Opposing opinions in government are inevitable. The problem is that Egan was being paid to turn opinion into policy at a state level while simultaneously representing and being paid by a community with an opposing viewpoint.

News media from around the state took note of the situation with more contempt for it than our own local paper whose editorial board criticized public sentiment and posed questions that showed shocking ignorance to the basic terminology of fracking versus frac sand mining.

Southeast Minnesota is smack in the midst of deciding whether to open Pandora’s sandbox. Politicians and lobbyists like Mr. Egan keep saying everything is fine. We should all calm down. We won’t be another Wisconsin.

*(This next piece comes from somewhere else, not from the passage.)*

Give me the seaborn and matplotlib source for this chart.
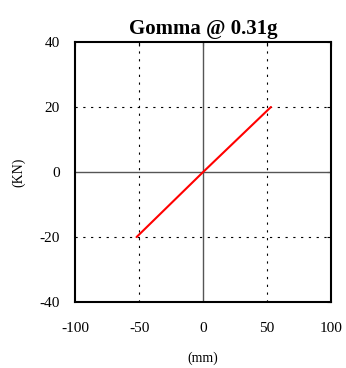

For years people in suits with slick hair and white teeth have been telling us that environmental damage is good for us. That it is, in fact, patriotic. Let go and let us, they say. We now have undrinkable water, inedible fish and fine particle air pollution to show for the letting go.

I’m glad to live in a community whose citizens chose to speak up in defense of our political and environmental integrity. It is our right and duty to question a public figure who doesn't walk his talk. Dennis Egan and those attempting to martyr him seem to have a basic misunderstanding of right versus wrong. Fortunately, the public doesn't.